These days we seem to be fixated with terminology. Sometimes, the word that we use to refer to a thing seems more important than the thing itself. And the word can transform a bad thing into a good thing overnight: call a failing school an ‘academy’ and suddenly everything is all right.
And so it is with family law. As I’ve said here in a previous post, the family justice system is particularly partial to frequent changes in terminology. One of the examples I gave in that post was the way in which the terms ‘custody’ and ‘access’ transmuted into ‘residence’ and ‘contact’, and thence into ‘child arrangements orders’. The problem, however, is that the public and, in particular, the media have not kept up. As demonstrated clearly by the current Minnock case, they still insist upon using the original terms ‘custody’ and ‘access’. This is probably partly because those terms were in use for far longer than their modern counterparts and are therefore better understood (in general terms), and partly because, rather like with transparency, the public and media do what they want to do, not what we family lawyers want them to do.
Now, I accept that there were actually some good reasons for abandoning the terms ‘custody’ and ‘access’ (more of which in a moment), but I don’t feel any sense of outrage when I come across them being used. This is not so, however, for everyone involved in the family justice system. Many seem to get quite angry that the terms are still in usage, and I have even seen them being referred to as ‘degrading’. Are these terms really degrading?
The terms ‘custody’ and ‘access’ were, of course, replaced with ‘residence’ and ‘contact’ by the Children Act 1989. The Children Act enacted the recommendations of the Law Commission in its 1988 report “Family Law Review of Child Law Guardianship and Custody”. Part IV of the report deals with the recommendation to introduce the new orders, and explains the reasoning behind the recommendation. Unless I’ve missed something, nowhere in that reasoning did the Law Commission suggest in any way that it considered the old terminology to be degrading. The primary reasons for the recommendation were that the old terms were misunderstood and, most importantly, that the old orders concentrated on the allocation of ‘rights’ between the parents rather than responsibilities.

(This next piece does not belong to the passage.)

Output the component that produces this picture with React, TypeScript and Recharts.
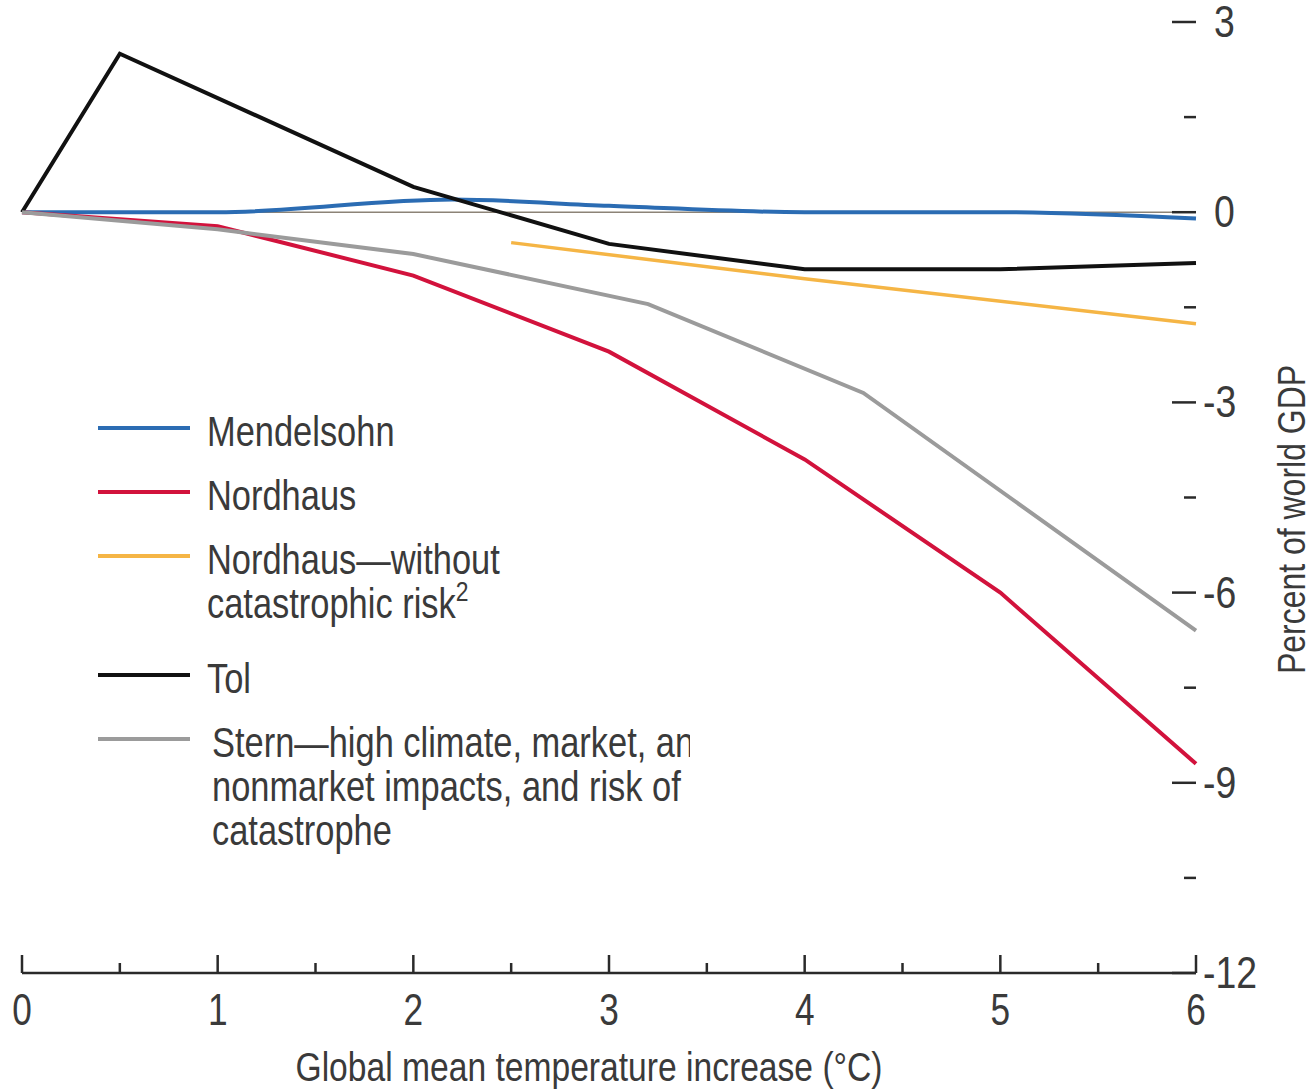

So, where did this idea that the old terms ‘custody’ and ‘access’ are degrading come from? It seems to me that it has gained traction in the years since 1989, as more ‘modern’ ideas regarding the resolution of disputes over arrangements for children have taken hold. ‘Custody’ of course has connotations of control (which often used to be part of the longer term ‘custody, care and control’), and it obviously also its criminal law usage of ‘imprisonment’. ‘Access’ perhaps has a connotation of ‘being allowed’ by the other parent. Such connotations are no longer considered to have any place in modern family law.
But does that make the terms degrading, or is such a description merely an example of hyperbole being used (as it so often is these days) as a means of emphasising distaste?
As I stated above, the old words ‘custody’ and ‘access’ are not just still in widespread usage (including, it has to be said, by most English-speaking people outside of England and Wales) but are also generally understood by the lay person, even if their precise meaning can be misinterpreted by parents involved in disputes. I may be wrong, but I don’t think lay people intend to use the terms in a degrading way, or consider that they are degrading. They are just terms that are regularly used – a situation that is likely to continue, whatever lawyers and law makers say – and the layperson who uses them is not thinking about connotations of control, or anything else.
The important thing, though, is whether the parents involved in the disputes to which the terms refer feel degraded by their use. I really don’t think they do – they see the terms in the same way as any other lay person. A parent who does not have ‘custody’ or who is granted ‘access’ may feel aggrieved at the decision, but they do not feel degraded.
In short, whilst it may be true that the old terms are no longer ‘quite right’, that does not make them degrading.
But does it matter if we criticise others for using the wrong terminology? Well, yes, I think it does, particularly if it is done in such an aggressive way. I think we need to keep our views to ourselves, rather than suggest that, at best, those who persist in using the old terms are ignorant or, at worst, that they are degrading the parents involved in the disputes to which they are referring, when that is almost certainly not their intention (as with the BBC presenter interviewing a lawyer about the Minnock case the other day). Making such a point makes us seem more aloof and out of touch, at a time when we are supposed to be showing ourselves and the system off in a favourable light.